The perimeter of a rectangle can be expressed as P = 2l + 2w, where "P" is the perimeter, "l" is the length, and "h" is the height. The area of a rectangle can be expressed as A = lw, where "A" is the area, "l" is the length, and "w" is the width.
According the information given in the problem, the perimeter of the rectangle is 34 cm, and the area of the rectangle is 70 cm^2
Let's plug this into our equations:
P = 2l + 2w
34 = 2l + 2w
A = lw
70 = lw
We can use substitution to replace one variable with an expression with respect to the other. Let's solve the first equation for "l", and then plug that expression in place of "l" in the second equation.
34 = 2l + 2w
34 - 2w = 2l
17 - w = l
70 = lw
70 = (17-w) (w)
70 = 17w - w^2
w^2 - 17w + 70 = 0
Factor and solve
0 = (w - 10) (w - 7)
w - 10 = 0
w = 10
w - 7 = 0
w = 7
Notice how we have two positive values for the width.

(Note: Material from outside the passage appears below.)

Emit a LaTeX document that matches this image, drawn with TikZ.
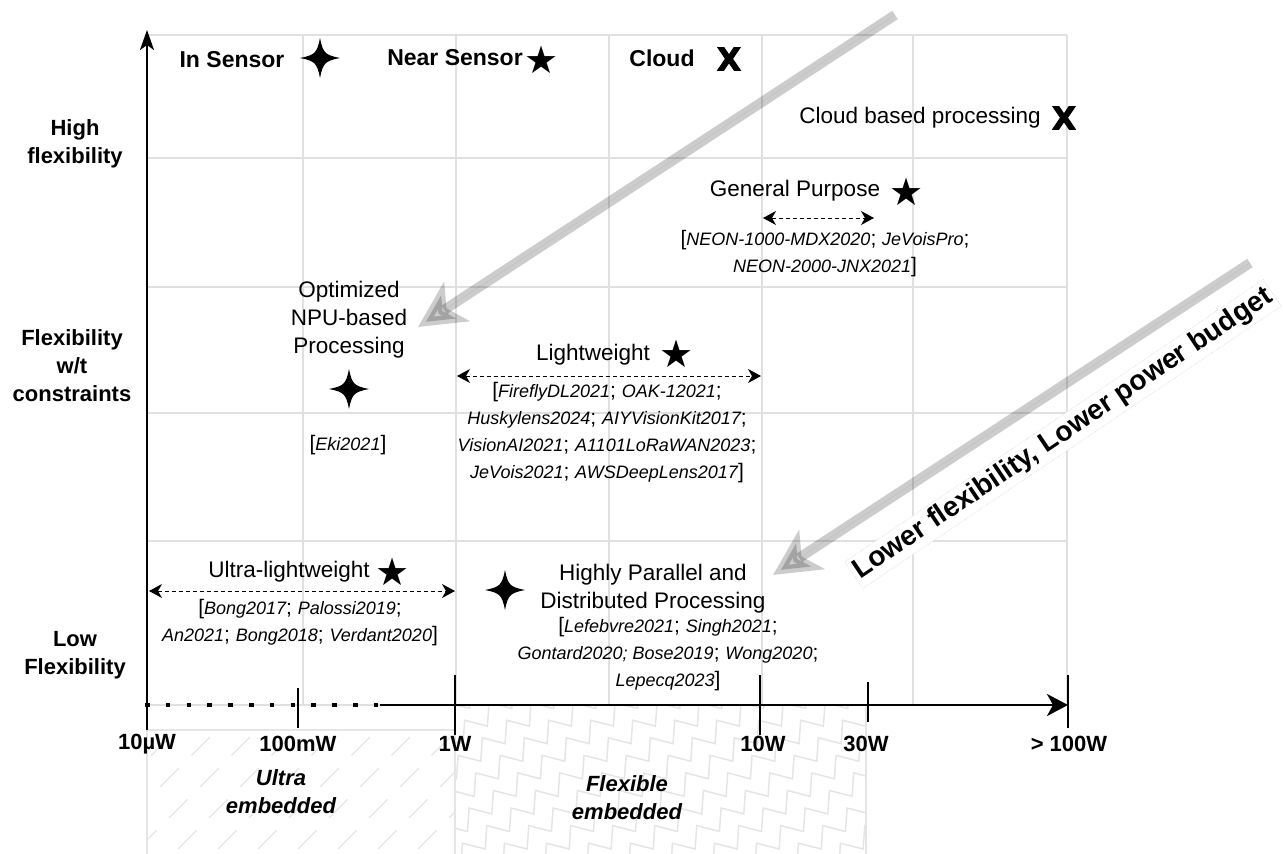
\documentclass[tikz,border=0pt]{standalone}
\usepackage{fontspec}
\setmainfont{Liberation Sans}
\newfontfamily\symfont{DejaVu Sans}
\newfontfamily\heavyfont[FakeBold=3]{DejaVu Sans Bold}
\usetikzlibrary{arrows.meta,decorations.pathmorphing}

\newcommand{\rf}[1]{{\fontsize{18}{27}\selectfont\itshape #1}}

\tikzset{
  gridline/.style={draw=black!12, line width=1.5pt},
  axisline/.style={line width=2.5pt},
  tickline/.style={line width=2.5pt},
  ticklabel/.style={font=\fontsize{22}{26}\selectfont\bfseries, inner sep=0pt},
  levellabel/.style={font=\fontsize{22}{28}\selectfont\bfseries, align=center, inner sep=0pt},
  legendlabel/.style={font=\fontsize{23}{28}\selectfont\bfseries, inner sep=0pt},
  grouplabel/.style={font=\fontsize{22.5}{28}\selectfont, align=center, inner sep=0pt},
  reflist/.style={font=\fontsize{21}{27}\selectfont, align=center, inner sep=0pt},
  zonelabel/.style={font=\fontsize{22}{28}\selectfont\bfseries\itshape, align=center, inner sep=0pt},
  starmark/.style={font=\fontsize{38}{38}\selectfont\symfont, inner sep=0pt},
  cloudmark/.style={font=\fontsize{31}{31}\selectfont\heavyfont, inner sep=0pt},
  rangearrow/.style={{Stealth[length=13pt,width=14pt,inset=4pt]}-{Stealth[length=13pt,width=14pt,inset=4pt]},
    line width=1pt, dash pattern=on 4pt off 3pt},
  trendarrow/.style={-{Stealth[length=46pt,width=46pt,inset=12pt]}, line width=10pt,
    draw=black, fill=black, opacity=0.2},
  fourstar/.pic={\fill (0,-20) .. controls (3,-5) and (5,-3) .. (20,0)
    .. controls (5,3) and (3,5) .. (0,20) .. controls (-3,5) and (-5,3) .. (-20,0)
    .. controls (-5,-3) and (-3,-5) .. cycle;}
}

\begin{document}
\begin{tikzpicture}[x=1pt,y=-1pt]
 \useasboundingbox (0,0) rectangle (1283,854);

 % grid
 \foreach \gx in {303,456,609,762,913,1067}
   \draw[gridline] (\gx,35) -- (\gx,705);
 \foreach \gy in {35,158,287,413,541,705}
   \draw[gridline] (147,\gy) -- (1067,\gy);

 % power zones below the axis
 \begin{scope}
  \clip (147,730) rectangle (455,854);
  \foreach \k in {-6,...,8}
    \draw[black!10, line width=1.2pt, dash pattern=on 26pt off 18pt] (147+\k*40,880) -- ++(300,-300);
 \end{scope}
 \draw[black!10, line width=1.2pt] (147,854) -- (147,730) -- (455,730) -- (455,854);
 \begin{scope}
  \clip (455,705) rectangle (866,854);
  \foreach \k in {-8,...,12}
    \draw[black!10, line width=1.5pt, decorate, decoration={zigzag, segment length=30pt, amplitude=9pt}]
      (455+\k*42,890) -- ++(360,-260);
 \end{scope}
 \draw[black!10, line width=1.2pt] (866,705) -- (866,854);

 % axes
 \coordinate (ybot) at (147,730);
 \coordinate (ytop) at (147,30);
 \coordinate (xdot) at (378,705);
 \coordinate (xsol) at (380,705);
 \coordinate (xend) at (1068,705);
 \draw[axisline, -{Stealth[length=20pt,width=14pt,inset=5pt]}] (ybot) -- (ytop);
 \draw[line width=4.5pt, dash pattern=on 4.5pt off 16.3pt] (145,705) -- (xdot);
 \draw[axisline, -{Stealth[length=21pt,width=22pt,inset=6pt]}] (xsol) -- (xend);
 \draw[tickline] (298,688) -- (298,728);
 \draw[tickline] (455,675) -- (455,735);
 \draw[tickline] (760,675) -- (760,735);
 \draw[tickline] (868,682) -- (868,722);
 \draw[tickline] (1068,675) -- (1068,728);

 \node (p1) at (147,744) [ticklabel] {10µW};
 \node (p2) at (298,744) [ticklabel] {100mW};
 \node (p3) at (455,744) [ticklabel] {1W};
 \node (p4) at (763,744) [ticklabel] {10W};
 \node (p5) at (866,744) [ticklabel] {30W};
 \node (p6) at (1069,744) [ticklabel] {> 100W};

 \node (ultra) at (281,792) [zonelabel] {Ultra\\embedded};
 \node (flex) at (627,798) [zonelabel] {Flexible\\embedded};

 % flexibility levels
 \node (high) at (75,144) [levellabel] {High\\flexibility};
 \node (mid) at (72,366) [levellabel] {Flexibility\\w/t\\constraints};
 \node (low) at (75,655) [levellabel] {Low\\Flexibility};

 % legend
 \node (insens) at (232,60) [legendlabel] {In Sensor};
 \pic (insensm) at (320,58) {fourstar};
 \node (nearsens) at (455,58) [legendlabel] {Near Sensor};
 \node (nearsensm) at (542,60) [starmark] {★};
 \node (cloud) at (662,58) [legendlabel] {Cloud};
 \node (cloudm) at (729,59) [cloudmark] {X};

 % trend arrows
 \coordinate (t1s) at (895,15);
 \coordinate (t1e) at (418,327);
 \coordinate (t2s) at (1250,263);
 \coordinate (t2e) at (773,575);
 \draw[trendarrow] (t1s) -- (t1e);
 \draw[trendarrow] (t2s) -- (t2e);
 \node (trend) at (1063,434) [rotate=34, fill=white, draw=black!25, densely dotted, line width=0.4pt,
   inner sep=3pt, font=\fontsize{28}{32}\selectfont\bfseries] {Lower flexibility, Lower power budget};

 % cloud
 \node (cbp) at (920,118) [grouplabel] {Cloud based processing};
 \node (cbpm) at (1064,118) [cloudmark] {X};

 % general purpose
 \node (gp) at (795,191) [grouplabel] {General Purpose};
 \node (gpm) at (907,192) [starmark] {★};
 \coordinate (gpl) at (763,218);
 \coordinate (gpr) at (874,218);
 \draw[rangearrow] (gpl) -- (gpr);
 \node (gpref) at (825,254) [reflist] {[\rf{NEON-1000-MDX2020}; \rf{JeVoisPro};\\\rf{NEON-2000-JNX2021}]};

 % NPU
 \node (npu) at (349,320) [grouplabel] {Optimized\\NPU-based\\Processing};
 \pic (npum) at (349,389) {fourstar};
 \node (npuref) at (348,445) [reflist] {[\rf{Eki2021}]};

 % lightweight
 \node (lw) at (593,355) [grouplabel] {Lightweight};
 \node (lwm) at (677,354) [starmark] {★};
 \coordinate (lwl) at (457,376);
 \coordinate (lwr) at (761,376);
 \draw[rangearrow] (lwl) -- (lwr);
 \node (lwref) at (607,433) [reflist] {[\rf{FireflyDL2021}; \rf{OAK-12021};\\\rf{Huskylens2024}; \rf{AIYVisionKit2017};\\\rf{VisionAI2021}; \rf{A1101LoRaWAN2023};\\\rf{JeVois2021}; \rf{AWSDeepLens2017}]};

 % ultra-lightweight
 \node (ulw) at (289,572) [grouplabel] {Ultra-lightweight};
 \node (ulwm) at (393,572) [starmark] {★};
 \coordinate (ulwl) at (149,591);
 \coordinate (ulwr) at (455,591);
 \draw[rangearrow] (ulwl) -- (ulwr);
 \node (ulwref) at (300,623) [reflist] {[\rf{Bong2017}; \rf{Palossi2019};\\\rf{An2021}; \rf{Bong2018}; \rf{Verdant2020}]};

 % highly parallel
 \pic (hpm) at (505,590) {fourstar};
 \node (hp) at (653,589) [grouplabel] {Highly Parallel and\\Distributed Processing};
 \node (hpref) at (668,654) [reflist] {[\rf{Lefebvre2021}; \rf{Singh2021};\\\rf{Gontard2020; Bose2019}; \rf{Wong2020};\\\rf{Lepecq2023}]};
\end{tikzpicture}
\end{document}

Let's plug them into one of the prior equations (we can pick any) that contain both a "w" and an "l" to see if it can cancel one of the two possibilities.
70 = lw
70 = 10 l
l = 7
70 = lw
70 = 7w
w = 10
When the width is 10, the length is 7. When the length is 7, the length is 10.
Because the problem indicates that the width is the shorter side and the length is the longer side, then the width would be 7 and the length would be 10.